Over time, devolve duties. Give them specific things to do over promotion of the system, or communication of their wins. Give them a devolved role during Welcome Week that’s about building belonging in a way that works for Engineers, or English students. Give them a budget – never as individuals, always as a group.

As their confidence as a group grows, start to address the overlaps with academic societies, and the ways in which they would like the “rep system” to change to suit their faculty or school’s way of working. Have photos of the groups on the website.

Make it clear that while maybe the university wants to see one rep per year per subject officially, they can recruit more students to do more things. Also make it clear that if one rep in the official structure is missing, it would be cool if they could take on filling that gap.

As it grows, work with them on a year-plan and development activity that slowly grows confidence and engagement in a way that’s driven by them.

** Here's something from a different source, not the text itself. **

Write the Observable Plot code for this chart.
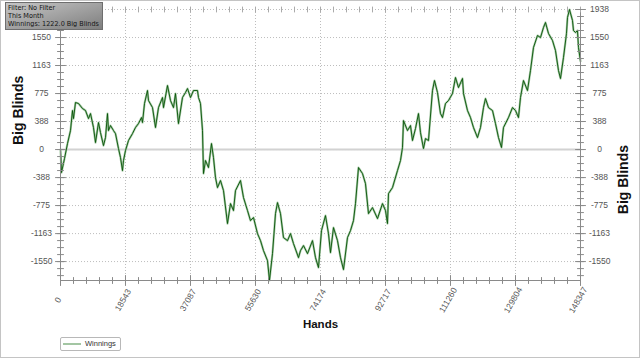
<!DOCTYPE html>
<html>
<head>
<meta charset="utf-8">
<script src="https://cdn.jsdelivr.net/npm/d3@7"></script>
<script src="https://cdn.jsdelivr.net/npm/@observablehq/plot@0.6"></script>
<style>
  html, body { margin: 0; padding: 0; background: #fff; }
  #wrap { position: relative; width: 640px; height: 358px; overflow: hidden; font-family: "Liberation Sans", Arial, sans-serif; }
  #frame { position: absolute; left: 0; top: 0; width: 638px; height: 356px; border: 1px solid #c4c4c4; pointer-events: none; }
  #info { position: absolute; left: 5px; top: 2px; width: 96px; height: 26px;
          border: 1px solid #6e6e6e; background: linear-gradient(to bottom right, #c6c6c6, #7e7e7e); overflow: hidden; }
  #info .txt { position: absolute; left: 2px; top: 0; width: 150px; transform: scale(0.65); transform-origin: 0 0;
          font-family: "DejaVu Sans", Verdana, sans-serif; font-size: 10px; color: #151515; white-space: nowrap; }
  #info .txt div { height: 13.2px; line-height: 13.2px; }
  #legend { position: absolute; left: 60px; top: 337px; width: 59px; height: 12px; border: 1px solid #b8b8b8; border-radius: 2px; background: #fff;
            font-size: 7.5px; color: #333; }
  #legend .sw { position: absolute; left: 2px; top: 5px; width: 18px; height: 2px; background: #a3c6a3; }
  #legend .lb { position: absolute; left: 24px; top: 1px; }
</style>
</head>
<body>
<div id="wrap"></div>
<script>
// ---- data ----
const hands = [0,285,1141,1997,2853,3423,3709,4279,5135,6276,7132,7988,8558,9414,9985,10841,11411,12267,12838,13408,13693,14264,15120,15690,16546,17117,17687,17973,18543,19399,20540,21396,22252,23108,23393,23964,24819,25105,26246,27102,27957,29099,29384,30525,31381,32237,32807,33663,34804,35660,36231,37086,37942,39083,39369,39939,40510,40795,41366,42221,43077,43648,44218,44789,45645,46501,47642,48498,49353,49924,51350,52206,53347,54203,55059,56200,57056,57912,59053,59623,60479,61335,61906,62762,63617,64759,65614,66470,67897,68467,69323,70464,71891,72746,73602,74458,75599,76455,77026,77882,79023,79878,80734,81875,82731,83587,84158,85013,86155,87010,87866,89007,90434,91860,92716,93287,93572,94713,96139,96995,97566,97851,98992,99848,100419,101274,102130,102701,103557,104127,104983,106124,106695,107551,108406,108977,109833,110689,111830,112686,113542,114683,114968,116109,116965,117821,118962,119818,120674,121244,122100,123241,124097,124953,125809,126379,127806,128947,129802,130658,131229,132085,133226,134082,134937,136078,136934,137790,138361,139217,140358,141214,142069,142640,143496,144352,144637,145208,146064,146349,146920,147490,147776,148347];
const winnings = [0,-318,-125,83,263,540,429,651,637,568,540,429,498,305,97,374,235,55,166,498,263,332,263,221,14,-111,-291,-152,-14,125,221,305,360,443,374,637,817,678,581,305,581,720,581,886,678,581,775,360,720,789,844,720,817,817,720,637,263,-332,-152,-249,83,-111,-388,-526,-429,-568,-1024,-748,-844,-568,-429,-664,-844,-983,-941,-1163,-1260,-1398,-1536,-1812,-1440,-886,-734,-886,-1218,-1260,-1163,-1301,-1495,-1398,-1329,-1440,-1260,-1495,-1633,-1121,-914,-1163,-1426,-1080,-1260,-1495,-1661,-1218,-1121,-983,-748,-249,-332,-471,-886,-803,-955,-748,-844,-1024,-609,-526,-291,-152,28,401,263,332,125,291,498,235,14,152,125,817,955,789,498,443,637,678,775,997,858,983,775,540,443,305,166,305,581,706,581,540,360,166,28,305,443,581,540,443,720,955,817,1094,1412,1578,1550,1689,1758,1606,1509,1370,1094,983,1274,1606,1827,1938,1786,1647,1620,1647,1412,1222];
const xTicks = [0,18543,37087,55630,74174,92717,111260,129804,148347];
const yTicks = [-1550,-1163,-775,-388,0,388,775,1163,1550,1938];
const yMin = -1812, yMax = 1938;
const infoLines = ["Filter: No Filter", "This Month", "Winnings: 1222.0 Big Blinds"];
const seriesName = "Winnings";
const xTitle = "Hands", yTitle = "Big Blinds";

// ---- build ----
const data = hands.map((h, i) => ({hands: h, bb: winnings[i]}));
const xStep = 148347 / 8 / 5, yStep = 1938 / 5 / 4;
const xMinor = d3.range(0, 148347 + 1, xStep);
const yMinor = d3.range(0, yMin - 1, -yStep).concat(d3.range(yStep, yMax + 1, yStep));
const axisColor = "#8a8a8a";
const labelColor = "#555";
const tickShape = {draw(context, l) { context.moveTo(0, 0); context.lineTo(0, -l); }};

const chart = Plot.plot({
  width: 640, height: 358,
  marginLeft: 60, marginRight: 60, marginTop: 9, marginBottom: 78,
  style: {background: "transparent", fontFamily: "'Liberation Sans', Arial, sans-serif"},
  x: {domain: [0, 148347], axis: null},
  y: {domain: [yMin, yMax], axis: null},
  marks: [
    Plot.gridX(xTicks, {stroke: "#bdbdbd", strokeOpacity: 1, strokeDasharray: "1,2"}),
    Plot.gridY(yTicks, {stroke: "#bdbdbd", strokeOpacity: 1, strokeDasharray: "1,2"}),
    Plot.ruleY([0], {stroke: "#d2d2d2", strokeWidth: 2}),
    Plot.line(data, {x: "hands", y: "bb", stroke: "#a9caa9", strokeWidth: 2.2}),
    Plot.line(data, {x: "hands", y: "bb", stroke: "#055205", strokeWidth: 0.9}),
    // axis lines
    Plot.ruleX([0, 148347], {stroke: axisColor}),
    Plot.ruleY([yMin], {stroke: axisColor}),
    // tick marks
    Plot.vector(xMinor, {x: d => d, frameAnchor: "bottom", length: 6, anchor: "middle", shape: tickShape, stroke: axisColor, strokeWidth: 1}),
    Plot.vector(xTicks, {x: d => d, frameAnchor: "bottom", length: 10, anchor: "middle", shape: tickShape, stroke: axisColor, strokeWidth: 1}),
    Plot.vector(xMinor, {x: d => d, frameAnchor: "top", length: 5, anchor: "middle", shape: tickShape, stroke: "#aaa", strokeWidth: 1}),
    Plot.vector(yMinor, {y: d => d, frameAnchor: "left", rotate: 90, length: 6, anchor: "middle", shape: tickShape, stroke: axisColor, strokeWidth: 1}),
    Plot.vector(yTicks, {y: d => d, frameAnchor: "left", rotate: 90, length: 10, anchor: "middle", shape: tickShape, stroke: axisColor, strokeWidth: 1}),
    Plot.vector(yMinor, {y: d => d, frameAnchor: "right", rotate: 90, length: 6, anchor: "middle", shape: tickShape, stroke: axisColor, strokeWidth: 1}),
    Plot.vector(yTicks, {y: d => d, frameAnchor: "right", rotate: 90, length: 10, anchor: "middle", shape: tickShape, stroke: axisColor, strokeWidth: 1}),
    // tick labels
    Plot.text(yTicks, {y: d => d, text: d => String(d), frameAnchor: "left", dx: -19, textAnchor: "middle", fill: labelColor, fontSize: 8.5}),
    Plot.text(yTicks, {y: d => d, text: d => String(d), frameAnchor: "right", dx: 19, textAnchor: "middle", fill: labelColor, fontSize: 8.5}),
    Plot.text(xTicks, {x: d => d, text: d => String(d), frameAnchor: "bottom", dy: 21, rotate: -60, textAnchor: "middle", fill: labelColor, fontSize: 8.5}),
    // axis titles
    Plot.text([yTitle], {text: d => d, frameAnchor: "left", dx: -42, rotate: -90, fontSize: 14, fontWeight: "bold", fill: "#111"}),
    Plot.text([yTitle], {text: d => d, frameAnchor: "right", dx: 43, rotate: -90, fontSize: 14, fontWeight: "bold", fill: "#111"}),
    Plot.text([xTitle], {text: d => d, frameAnchor: "bottom", dy: 47, fontSize: 11.5, fontWeight: "bold", fill: "#111"})
  ]
});

const wrap = document.getElementById("wrap");
chart.style.position = "absolute";
chart.style.left = "0px";
chart.style.top = "0px";
wrap.appendChild(chart);

const info = document.createElement("div");
info.id = "info";
info.innerHTML = `<div class="txt">${infoLines.map(s => `<div>${s}</div>`).join("")}</div>`;
wrap.appendChild(info);

const legend = document.createElement("div");
legend.id = "legend";
legend.innerHTML = `<div class="sw"></div><div class="lb">${seriesName}</div>`;
wrap.appendChild(legend);

const frame = document.createElement("div");
frame.id = "frame";
wrap.appendChild(frame);
</script>
</body>
</html>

And then give years later imagine how easy it will be for rep coordinators to actually coordinate – and how the new system will fit neatly into a renewed democracy and representation system that is build from the student up rather than the consultant down.

The point is that the UK system is weirdly obsessed with hero individuals – a dangerous thing when the time to be a hero is in short supply. But even if you find heroes with the time, or pay them in cash – you’re still left with the problem that we find power in groups.

Students are more likely to join groups, groups are likely to spot common problems, groups can develop an agenda and a plan, and it’s a group that’s likely to self-sustain.

Never ever again think of or treat reps as individuals – and they may well end up the change your strategic plan wants them to be.